→ **STATED EXERCISE**: Print, word for word, every line from the beginning of the listing up to and including the line with "pn_tu6 = [0.056, 0.0186, 0.0062, 0.00186, 0.00064, 0.00021]". Pictures are to be excluded.

→ **DATASET CONTENT**:

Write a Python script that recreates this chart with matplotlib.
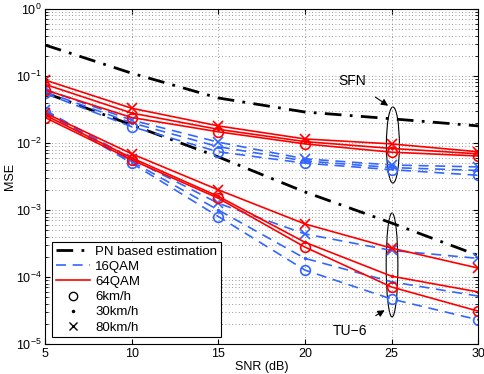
import numpy as np
import matplotlib
matplotlib.use('Agg')
import matplotlib.pyplot as plt
from matplotlib.patches import Ellipse
from matplotlib.lines import Line2D

plt.rcParams['font.family'] = ['Liberation Sans', 'DejaVu Sans']

snr = [5, 10, 15, 20, 25, 30]

# PN based estimation
pn_sfn = [0.29, 0.11, 0.047, 0.029, 0.023, 0.018]
pn_tu6 = [0.056, 0.0186, 0.0062, 0.00186, 0.00064, 0.00021]

# SFN channel
sfn_64_6 = [0.062, 0.024, 0.0147, 0.0097, 0.0073, 0.0064]
sfn_64_30 = [0.075, 0.028, 0.016, 0.0105, 0.0083, 0.0069]
sfn_64_80 = [0.087, 0.033, 0.018, 0.0115, 0.0097, 0.0074]
sfn_16_6 = [0.055, 0.0175, 0.0074, 0.0050, 0.0040, 0.0033]
sfn_16_30 = [0.058, 0.020, 0.0088, 0.0054, 0.0043, 0.0039]
sfn_16_80 = [0.063, 0.022, 0.0103, 0.0058, 0.0047, 0.0044]

# TU-6 channel
tu_64_6 = [0.024, 0.0056, 0.0015, 0.00028, 0.000071, 0.000031]
tu_64_30 = [0.026, 0.0060, 0.0016, 0.00033, 0.000103, 0.000060]
tu_64_80 = [0.028, 0.0069, 0.0020, 0.00062, 0.00027, 0.000136]
tu_16_6 = [0.029, 0.0050, 0.0008, 0.000127, 0.000047, 0.000023]
tu_16_30 = [0.030, 0.0053, 0.00100, 0.00019, 0.000085, 0.000052]
tu_16_80 = [0.031, 0.0058, 0.00126, 0.00044, 0.00025, 0.00019]

blue = '#3366ff'
red = '#ff0000'

fig = plt.figure(figsize=(4.85, 3.74), dpi=100)
ax = fig.add_axes([0.093, 0.080, 0.893, 0.896])

pn_kw = dict(color='k', linestyle=(0, (6, 3, 1, 3)), linewidth=2.0)
ax.plot(snr, pn_sfn, **pn_kw)
ax.plot(snr, pn_tu6, **pn_kw)

mk = {'6': dict(marker='o', markersize=7, markerfacecolor='none', markeredgewidth=1.2),
      '30': dict(marker='.', markersize=3),
      '80': dict(marker='x', markersize=7, markeredgewidth=1.2)}

for series, c, ls in [((sfn_16_6, sfn_16_30, sfn_16_80), blue, (0, (6, 4))),
                      ((tu_16_6, tu_16_30, tu_16_80), blue, (0, (6, 4))),
                      ((sfn_64_6, sfn_64_30, sfn_64_80), red, '-'),
                      ((tu_64_6, tu_64_30, tu_64_80), red, '-')]:
    for vals, key in zip(series, ['6', '30', '80']):
        ax.plot(snr, vals, color=c, linestyle=ls, linewidth=1.2, **mk[key])

ax.set_yscale('log')
ax.set_xlim(5, 30)
ax.set_ylim(1e-5, 1)
ax.set_xticks([5, 10, 15, 20, 25, 30])
ax.set_yticks([1e-5, 1e-4, 1e-3, 1e-2, 1e-1, 1])
ax.tick_params(which='both', direction='in', top=True, right=True, labelsize=9, pad=2.5)
ax.grid(True, which='major', linestyle=(0, (1, 3)), color='#777777', linewidth=0.6)
ax.grid(True, which='minor', axis='y', linestyle=(0, (1, 3)), color='#777777', linewidth=0.6)
ax.set_xlabel('SNR (dB)', fontsize=9, labelpad=1)
ax.set_ylabel('MSE', fontsize=9, labelpad=0)

# ellipses marking the channel groups
ax.add_patch(Ellipse((0.803, 0.594), 0.030, 0.227, transform=ax.transAxes,
                     fill=False, edgecolor='k', linewidth=0.8))
ax.add_patch(Ellipse((0.801, 0.236), 0.027, 0.31, transform=ax.transAxes,
                     fill=False, edgecolor='k', linewidth=0.8))

ax.annotate('SFN', xy=(24.8, 0.036), xytext=(22.7, 0.084), fontsize=10,
            ha='center', va='center',
            arrowprops=dict(arrowstyle='-|>', color='k', lw=0.8, shrinkA=8, shrinkB=0))
ax.annotate('TU\u22126', xy=(24.6, 3.2e-5), xytext=(22.6, 1.56e-5), fontsize=10,
            ha='center', va='center',
            arrowprops=dict(arrowstyle='-|>', color='k', lw=0.8, shrinkA=8, shrinkB=0))

handles = [Line2D([], [], **pn_kw),
           Line2D([], [], color=blue, linestyle=(0, (6, 4)), linewidth=1.2),
           Line2D([], [], color=red, linestyle='-', linewidth=1.2),
           Line2D([], [], color='k', linestyle='none', marker='o', markersize=6, markerfacecolor='none'),
           Line2D([], [], color='k', linestyle='none', marker='.', markersize=3),
           Line2D([], [], color='k', linestyle='none', marker='x', markersize=6)]
labels = ['PN based estimation', '16QAM', '64QAM', '6km/h', '30km/h', '80km/h']
leg = ax.legend(handles, labels, loc='lower left', fontsize=9.5, fancybox=False,
                edgecolor='k', framealpha=1, borderaxespad=0.5, handlelength=2.6,
                labelspacing=0.22, borderpad=0.3, handletextpad=0.4)
leg.get_frame().set_linewidth(0.8)

fig.savefig('out.png', dpi=100)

→ **RESULT BELOW**:
Write a Python script that recreates this chart with matplotlib.
import numpy as np
import matplotlib
matplotlib.use('Agg')
import matplotlib.pyplot as plt
from matplotlib.patches import Ellipse
from matplotlib.lines import Line2D

plt.rcParams['font.family'] = ['Liberation Sans', 'DejaVu Sans']

snr = [5, 10, 15, 20, 25, 30]

# PN based estimation
pn_sfn = [0.29, 0.11, 0.047, 0.029, 0.023, 0.018]
pn_tu6 = [0.056, 0.0186, 0.0062, 0.00186, 0.00064, 0.00021]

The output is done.